Yushi Li 黎雨詩
Yushi Li (b. 1991, Hunan Province, China) is a Chinese artist who lives and works in London. Her practice is rooted in photography and video, and unfolds through a sustained interrogation of the gaze — its gendered architectures, its erotic charge, and its art-historical inheritance.
Li's work subverts the conventions of Western painting by repositioning the male body as an object of female desire. Drawing on the iconography of Renaissance and Old Master paintings, she stages scenes of vulnerability, pleasure, and fantasy in which the traditionally active male subject becomes the looked-at, the possessed, the consumed. Her signature series — My Tinder Boys, Paintings, Dreams and Love, and Flowers in the Mirror — move between the registers of art history and contemporary digital life, treating the smartphone and the camera as instruments of a new, female-authored erotic vision.
Her photographs resist easy reversal. Rather than simply exchanging roles, Li questions the very structures of desire that art history has encoded — returning again and again to the threshold between the conscious and the unconscious, the theatrical and the intimate. The body in her work is always a site of power and tenderness in equal measure.
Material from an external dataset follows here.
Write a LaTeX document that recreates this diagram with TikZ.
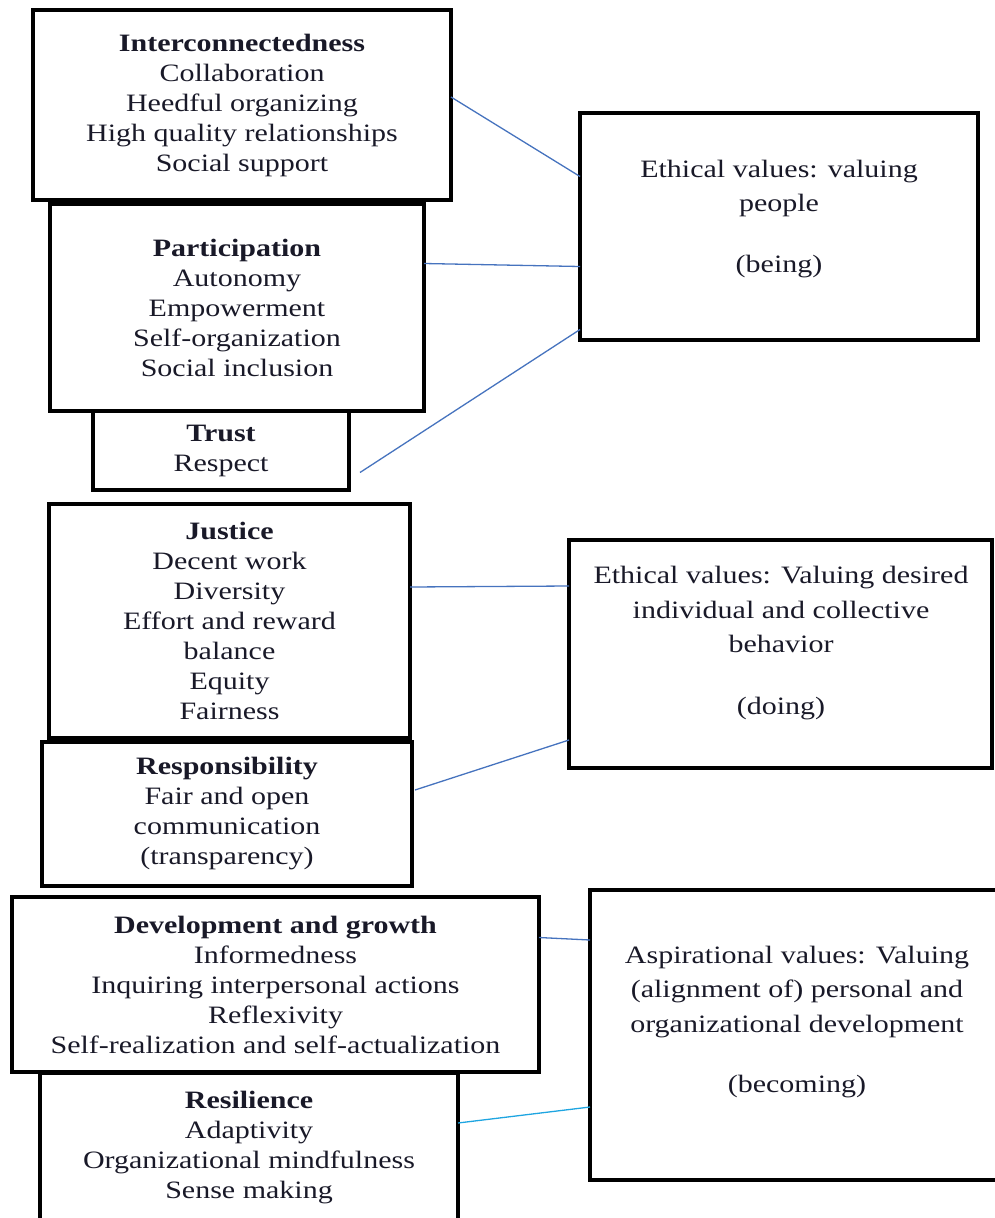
\documentclass[tikz,border=0pt]{standalone}
\usepackage{fontspec}
\setmainfont{Liberation Serif}[FakeStretch=1.2]
\definecolor{txt}{RGB}{25,25,40}
\definecolor{link}{RGB}{70,115,190}
\definecolor{linkb}{RGB}{30,165,225}
\begin{document}
\begin{tikzpicture}[x=1pt,y=-1pt,
  box/.style={draw=black,line width=3.3pt,inner sep=0pt,outer sep=0pt},
  lbox/.style={box,align=center,text=txt,font=\fontsize{25}{30}\selectfont},
  rtext/.style={align=center,text=txt,inner sep=0pt,font=\fontsize{25}{34.5}\selectfont},
  conn/.style={draw=link,line width=1.3pt}]
\useasboundingbox (0,0) rectangle (994,1218);
% left boxes
\node[lbox,minimum width=418,minimum height=190] (inter) at (242,105)
 {\textbf{Interconnectedness}\\Collaboration\\Heedful organizing\\High quality relationships\\Social support};
\node[lbox,minimum width=374,minimum height=207] (part) at (237,307.5)
 {\textbf{Participation}\\Autonomy\\Empowerment\\Self-organization\\Social inclusion};
\node[lbox,minimum width=256,minimum height=79] (trust) at (221,450.5)
 {\textbf{Trust}\\Respect};
\node[lbox,minimum width=361,minimum height=234] (just) at (229.5,621)
 {\textbf{Justice}\\Decent work\\Diversity\\Effort and reward\\balance\\Equity\\Fairness};
\node[lbox,minimum width=370,minimum height=144] (resp) at (227,814)
 {\textbf{Responsibility}\\Fair and open\\communication\\(transparency)};
\node[lbox,minimum width=527,minimum height=175] (dev) at (275.5,984.5)
 {\textbf{Development and growth}\\Informedness\\Inquiring interpersonal actions\\Reflexivity\\Self-realization and self-actualization};
\node[lbox,minimum width=418,minimum height=150] (resil) at (249,1148)
 {\textbf{Resilience}\\Adaptivity\\Organizational mindfulness\\Sense making};
% right boxes
\node[box,minimum width=398,minimum height=227] (eth1) at (779,226.5) {};
\node[rtext] (eth1t) at (779,219) {Ethical values: valuing\\people\\[26pt](being)};
\node[box,minimum width=423,minimum height=228] (eth2) at (780.5,654) {};
\node[rtext] (eth2t) at (781,643) {Ethical values: Valuing desired\\individual and collective\\behavior\\[27pt](doing)};
\node[box,minimum width=420,minimum height=290] (asp) at (800,1035) {};
\node[rtext] (aspt) at (797,1022) {Aspirational values: Valuing\\(alignment of) personal and\\organizational development\\[26pt](becoming)};
% connectors
\draw[conn] ([yshift=8pt]inter.east) -- ([yshift=50pt]eth1.west);
\draw[conn] ([yshift=44pt]part.east) -- ([yshift=-40pt]eth1.west);
\draw[conn] ([xshift=11pt,yshift=-22pt]trust.east) -- ([yshift=-103pt]eth1.west);
\draw[conn] ([yshift=34pt]just.east) -- ([yshift=68pt]eth2.west);
\draw[conn] ([xshift=3pt,yshift=24pt]resp.east) -- ([yshift=-86pt]eth2.west);
\draw[conn] ([yshift=47pt]dev.east) -- ([yshift=95pt]asp.west);
\draw[draw=linkb,line width=1.3pt] ([yshift=25pt]resil.east) -- ([yshift=-72pt]asp.west);
\end{tikzpicture}
\end{document}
She holds an MA in Photography and a PhD in Arts & Humanities from the Royal College of Art, London, where her research has extended her visual enquiry into the theoretical terrain of the gaze, gender, and digital spectatorship. Her work is held in collections including the Alexander Tutsek-Stiftung (Munich), the UK Parliament Heritage Collection, and Soho House (London), and has been exhibited across Europe, Asia, and North America.